The V family are found in many other organelles and are responsible mostly for pH maintenance. Lysosomes - one place where misfolded proteins and other cellular waste go to get broken down – have pH 4.8 (compared to 7.2 in the cytosol), which is a clever evolutionary trick. The lysosomes are full of enzymes that could break down everything in the cytosol, which is dangerous, but the enzymes evolved to only function at low pH, so if the lysosome ever ruptures, the enzymes won’t destroy the cell because they won’t function in the cytosol. This pH gradient between lysosome and cytosol is maintained by V ATPases.

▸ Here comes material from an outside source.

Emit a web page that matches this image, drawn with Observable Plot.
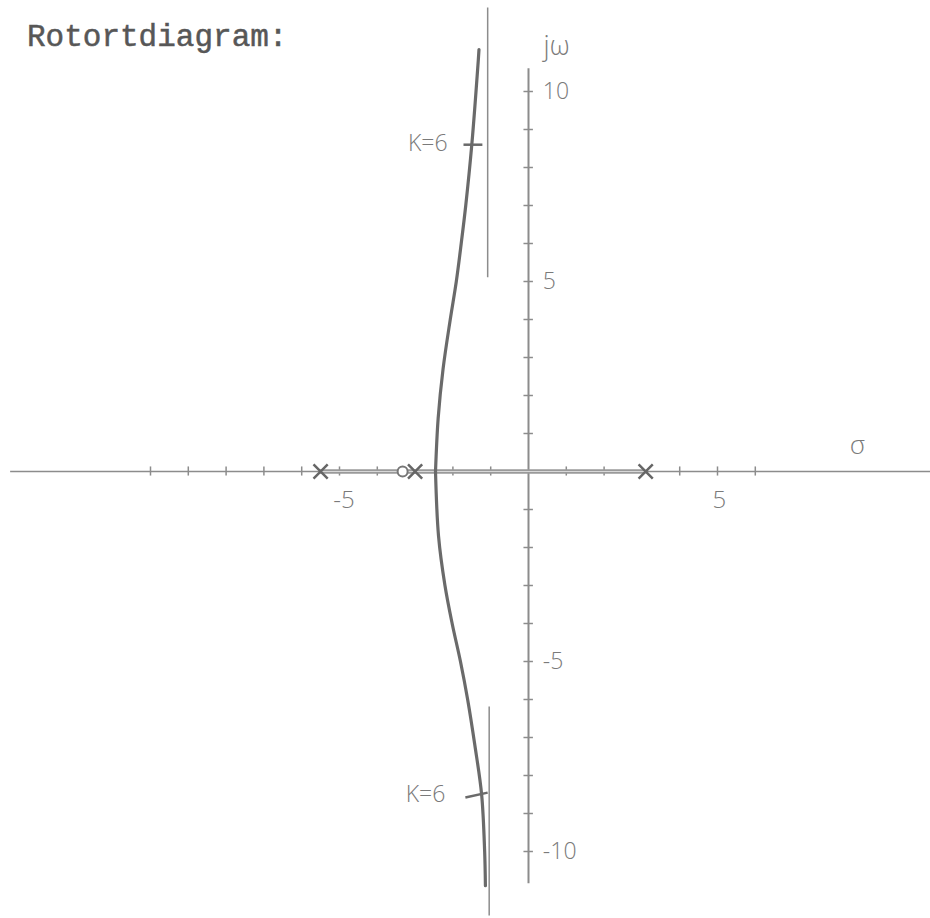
<!DOCTYPE html>
<html>
<head>
<meta charset="utf-8">
<script src="https://cdn.jsdelivr.net/npm/d3@7"></script>
<script src="https://cdn.jsdelivr.net/npm/@observablehq/plot@0.6"></script>
<style>
  body { margin: 0; background: #fff; }
  #wrap { position: relative; width: 930px; height: 918px; }
  #title {
    position: absolute; left: 27px; top: 20px;
    font-family: "Liberation Mono", "DejaVu Sans Mono", monospace;
    font-size: 31px; color: #575757; -webkit-text-stroke: 0.5px #575757;
  }
  svg text.hand { letter-spacing: 2px; }
</style>
</head>
<body>
<div id="wrap"><div id="title">Rotortdiagram:</div></div>
<script>
// Open-loop poles and zero on the real axis (σ)
const poles = [-5.5, -3, 3.1];
const zeros = [-3.33];

// Real-axis part of the locus
const realLocus = [{ from: -5.5, to: 3.1 }];

// Complex branches: σ for given jω
const upperW = [0, 1.4, 2.7, 4.0, 5.0, 6.0, 7.0, 8.6, 10.8, 11.1];
const upperS = [-2.46, -2.39, -2.26, -2.07, -1.91, -1.78, -1.66, -1.50, -1.33, -1.31];
const lowerW = [0, -1.7, -3.0, -4.0, -5.0, -6.0, -7.2, -8.5, -10.0, -10.9];
const lowerS = [-2.46, -2.38, -2.21, -2.02, -1.80, -1.61, -1.42, -1.24, -1.16, -1.14];

// Asymptotes (centroid σ = -1.08)
const asymptotes = [
  { s: -1.08, w1: 5.1, w2: 12.2 },
  { s: -1.04, w1: -6.2, w2: -11.7 }
];

// Gain markers K = 6 on each branch
const kMarks = [
  { s1: -1.72, w1: 8.6, s2: -1.22, w2: 8.6 },
  { s1: -1.67, w1: -8.58, s2: -1.08, w2: -8.45 }
];
const kLabels = [
  { s: -2.14, w: 8.62, text: "K=6" },
  { s: -2.2, w: -8.5, text: "K=6" }
];

// Axis ticks and labels
const sigmaTicks = [-10, -9, -8, -7, -6, -5, -4, -2, -1, 1, 2, 4, 5, 6];
const omegaTicks = [-10, -9, -8, -7, -6, -5, -4, -3, -2, -1, 1, 2, 3, 4, 5, 6, 7, 8, 9, 10];
const omegaLabels = [
  { w: 10, text: "10" }, { w: 5, text: "5" }, { w: -5, text: "-5" }, { w: -10, text: "-10" }
];
const sigmaLabels = [
  { s: -4.88, text: "-5" }, { s: 5.05, text: "5" }
];

const upper = upperW.map((w, i) => ({ w, s: upperS[i] }));
const lower = lowerW.map((w, i) => ({ w, s: lowerS[i] }));

const axisGray = "#8c8c8c";
const pencil = "#6a6a6a";
const labelGray = "#7a7a7a";
const hand = "'Open Sans', 'DejaVu Sans', sans-serif";

const chart = Plot.plot({
  width: 930,
  height: 918,
  margin: 0,
  x: { domain: [-528 / 37.8, 402 / 37.8], axis: null },
  y: { domain: [-447 / 38, 471 / 38], axis: null },
  style: { background: "transparent" },
  marks: [
    // σ axis
    Plot.ruleY([0], { x1: -13.7, x2: 10.7, stroke: axisGray, strokeWidth: 1.6 }),
    // jω axis
    Plot.ruleX([0], { y1: -10.85, y2: 10.6, stroke: axisGray, strokeWidth: 2 }),
    // ticks
    Plot.ruleX(sigmaTicks, { x: d => d, y1: -0.12, y2: 0.12, stroke: axisGray, strokeWidth: 1.5 }),
    Plot.ruleY(omegaTicks, { y: d => d, x1: -0.12, x2: 0.13, stroke: axisGray, strokeWidth: 1.5 }),
    // real-axis locus
    Plot.ruleY(realLocus, { y: 0, x1: "from", x2: "to", stroke: "#9a9a9a", strokeWidth: 4.5 }),
    Plot.ruleY(realLocus, { y: 0, x1: "from", x2: "to", stroke: "#d8d8d8", strokeWidth: 1 }),
    // asymptotes
    Plot.ruleX(asymptotes, { x: "s", y1: "w1", y2: "w2", stroke: axisGray, strokeWidth: 1.5 }),
    // complex branches
    Plot.line(upper, { x: "s", y: "w", curve: "catmull-rom", stroke: pencil, strokeWidth: 3.2 }),
    Plot.line(lower, { x: "s", y: "w", curve: "catmull-rom", stroke: pencil, strokeWidth: 3.2 }),
    // K = 6 markers
    Plot.link(kMarks, { x1: "s1", y1: "w1", x2: "s2", y2: "w2", stroke: pencil, strokeWidth: 2.5 }),
    Plot.text(kLabels, { x: "s", y: "w", text: "text", textAnchor: "end", fontSize: 23, fill: labelGray, fontFamily: hand, fontWeight: 300, className: "hand" }),
    // poles and zero
    Plot.dot(zeros, { x: d => d, y: 0, r: 5, fill: "white", stroke: "#777", strokeWidth: 2 }),
    Plot.dot(poles, { x: d => d, y: 0, symbol: "times", r: 6.5, stroke: "#666", strokeWidth: 2.5 }),
    // axis labels
    Plot.text(omegaLabels, { x: 0.38, y: "w", text: "text", textAnchor: "start", fontSize: 23, fill: labelGray, fontFamily: hand, fontWeight: 300, className: "hand" }),
    Plot.text(sigmaLabels, { x: "s", y: -0.75, text: "text", fontSize: 24, fill: labelGray, fontFamily: hand, fontWeight: 300, className: "hand" }),
    Plot.text(["σ"], { x: 8.7, y: 0.68, text: d => d, fontSize: 26, fill: labelGray, fontFamily: hand, fontWeight: 300 }),
    Plot.text(["jω"], { x: 0.4, y: 11.2, text: d => d, fontSize: 27, fill: labelGray, fontFamily: hand, fontWeight: 300, textAnchor: "start" })
  ]
});

chart.style.position = "absolute";
chart.style.left = "0";
chart.style.top = "0";
document.getElementById("wrap").prepend(chart);
</script>
</body>
</html>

PrP and the plasma membrane
PrP in humans is 253 codons long but the final protein is only 208 amino acids. 22 N terminal and 23 C terminal amino acids are signal peptides which direct the protein into the endoplasmic reticulum, where it gets post-translationally modified. That modification cleaves off the signal peptides, replacing the C-terminal segment with a glycosylphosphatidylinositol (GPI) anchor (attached to 231S) which makes PrP technically a peripheral membrane protein (though GPI-anchored proteins have some properties more like integral membrane proteins), with the GPI buried in the exoplasmic leaflet of the plasma membrane and the protein sticking out into the extracellular space. GPI-anchored proteins tend to congregate in lipid rafts. PrP is also a glycoprotein because during post-translational modification it gets glycosylated (has carbohydrate side chains added) at amino acids 181N and 197N.
There has been some debate over whether PrP’s anchoring to the membrane via the GPI anchor is important in prion disease. Experiments seem to suggest that when PrP is not GPI-anchored, it can still misfold but tends not to do so on a large scale: GPI anchorless mice are tough to infect with prions [Klingeborn 2011] and prions don’t propagate well in vitro when the PrP is not GPI-anchored [Priola 2009]. PrP’s localization in lipid rafts and proximity to cholesterol are thought to be somehow important for conversion to PrPSc, which might be part of the explanation for the (albeit limited) therapeutic efficacy of statins and amphotericin B in prion-infected mice. Some people think the N terminus of PrP interacts with another lipid raft protein (possibly Glypican-1 [Taylor 2009]) and that this interaction is necessary (or at least pretty important) for conversion to PrPSc.